What you should do: Repeat everything from the first line of the listing below through the line that contains "curve1_y = [30.0, 28.95, 27.9]", exactly. Leave out pictures.

Information supplied:
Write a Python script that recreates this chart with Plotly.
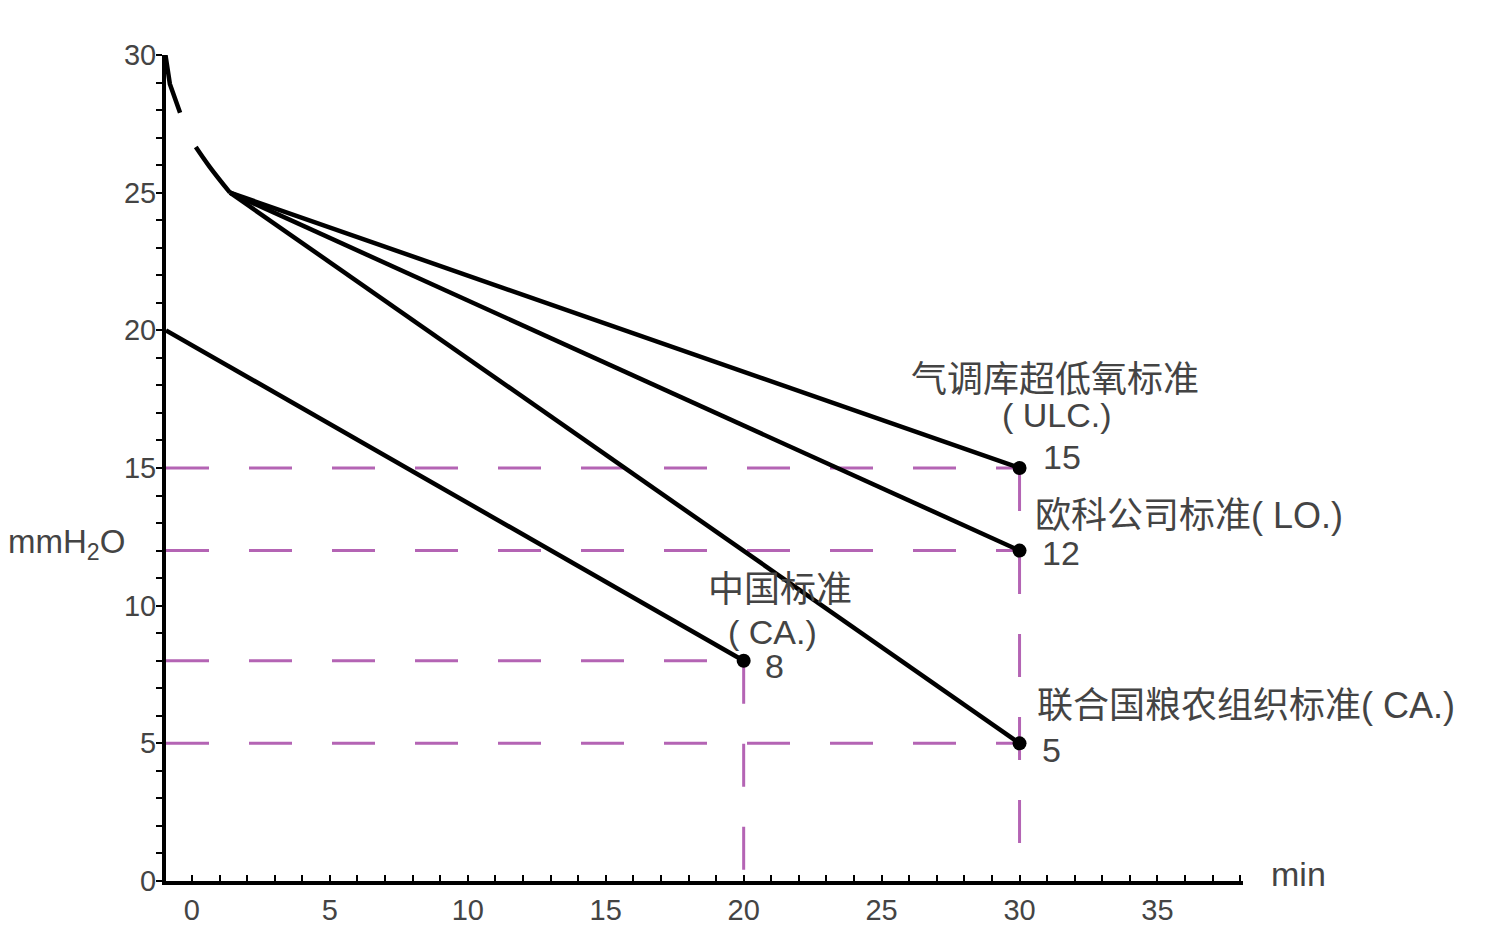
import plotly.graph_objects as go

# ---- data ----
x_min, x_max = -0.94, 38.1
y_min, y_max = 0, 30

curve1_x = [-0.96, -0.8, -0.43]
curve1_y = [30.0, 28.95, 27.9]

curve2_x = [0.14, 0.65, 1.38]
curve2_y = [26.66, 25.93, 25.0]

start_x, start_y = 1.38, 25.0
std_names = ["ULC", "LO", "FAO"]
std_end_x = [30, 30, 30]
std_end_y = [15, 12, 5]

china_x = [-0.94, 20]
china_y = [20, 8]

ref_levels = [15, 12, 8, 5]
ref_end_x = [30, 30, 20, 30]
vert_x = [20, 30]
vert_top = [8, 15]

x_ticks = [0, 5, 10, 15, 20, 25, 30, 35]
y_ticks = [0, 5, 10, 15, 20, 25, 30]

labels = [
    ("气调库超低氧标准", 31.28, 18.2, "center"),
    ("( ULC.)", 31.35, 16.93, "center"),
    ("15", 31.53, 15.4, "center"),
    ("欧科公司标准( LO.)", 30.48, 13.26, "left"),
    ("12", 30.73, 11.91, "left"),
    ("联合国粮农组织标准( CA.)", 30.55, 6.39, "left"),
    ("5", 30.73, 4.76, "left"),
    ("中国标准", 21.31, 10.57, "center"),
    ("( CA.)", 21.06, 9.04, "center"),
    ("8", 21.13, 7.81, "center"),
]

FONT = "Liberation Sans, Arial, Noto Sans CJK SC, sans-serif"
TXT = "#444444"
MAG = "#b464b4"

fig = go.Figure()

# dashed reference lines
for lvl, ex in zip(ref_levels, ref_end_x):
    fig.add_trace(go.Scatter(x=[x_min, ex], y=[lvl, lvl], mode="lines",
                             line=dict(color=MAG, width=3, dash="43px,40px"),
                             hoverinfo="skip", showlegend=False))
for vx, vt in zip(vert_x, vert_top):
    fig.add_trace(go.Scatter(x=[vx, vx], y=[vt, y_min], mode="lines",
                             line=dict(color=MAG, width=3, dash="43px,40px"),
                             hoverinfo="skip", showlegend=False))

# initial curves
fig.add_trace(go.Scatter(x=curve1_x, y=curve1_y, mode="lines",
                         line=dict(color="black", width=4.5),
                         showlegend=False))
fig.add_trace(go.Scatter(x=curve2_x, y=curve2_y, mode="lines",
                         line=dict(color="black", width=4.5, shape="spline"),
                         showlegend=False))

# standard lines
for ex, ey in zip(std_end_x, std_end_y):
    fig.add_trace(go.Scatter(x=[start_x, ex], y=[start_y, ey], mode="lines",
                             line=dict(color="black", width=4.5),
                             showlegend=False))
fig.add_trace(go.Scatter(x=china_x, y=china_y, mode="lines",
                         line=dict(color="black", width=4.5), showlegend=False))

# end dots
fig.add_trace(go.Scatter(x=std_end_x + [china_x[-1]], y=std_end_y + [china_y[-1]],
                         mode="markers", marker=dict(color="black", size=14),
                         cliponaxis=False, showlegend=False))

for text, x, y, anc in labels:
    sz = 36 if any(ord(c) > 0x2E80 for c in text) else 34
    fig.add_annotation(x=x, y=y, text=text, showarrow=False, xanchor=anc,
                       yanchor="middle", font=dict(family=FONT, size=sz, color=TXT))

fig.add_annotation(xref="paper", yref="paper", x=-0.092, y=0.408, xanchor="center",
                   yanchor="middle", text="mmH<sub>2</sub>O", showarrow=False,
                   font=dict(family=FONT, size=33, color=TXT))
fig.add_annotation(xref="paper", yref="paper", x=1.024, y=0.008, xanchor="left",
                   yanchor="middle", text="min", showarrow=False,
                   font=dict(family=FONT, size=34, color=TXT))

fig.update_layout(
    width=1474, height=918,
    margin=dict(l=158, r=239, t=47, b=45),
    paper_bgcolor="white", plot_bgcolor="white",
    font=dict(family=FONT, color=TXT),
    xaxis=dict(range=[x_min, x_max], showgrid=False, zeroline=False,
               automargin=False,
               showline=True, linecolor="black", linewidth=4,
               tickmode="array", tickvals=x_ticks, ticks="inside", ticklen=6,
               tickwidth=2, tickcolor="black",
               tickfont=dict(family=FONT, size=29, color=TXT),
               minor=dict(dtick=1, tick0=0, ticks="inside", ticklen=6,
                          tickwidth=2, tickcolor="black")),
    yaxis=dict(range=[y_min, y_max], showgrid=False, zeroline=False,
               automargin=False,
               showline=True, linecolor="black", linewidth=4,
               tickmode="array", tickvals=y_ticks, ticks="outside", ticklen=6,
               tickwidth=2, tickcolor="black",
               tickfont=dict(family=FONT, size=29, color=TXT),
               ticklabelstandoff=-6,
               minor=dict(dtick=1, tick0=0, ticks="outside", ticklen=6,
                          tickwidth=2, tickcolor="black")),
)

fig.write_html("out.html")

Solution for this task:
Write a Python script that recreates this chart with Plotly.
import plotly.graph_objects as go

# ---- data ----
x_min, x_max = -0.94, 38.1
y_min, y_max = 0, 30

curve1_x = [-0.96, -0.8, -0.43]
curve1_y = [30.0, 28.95, 27.9]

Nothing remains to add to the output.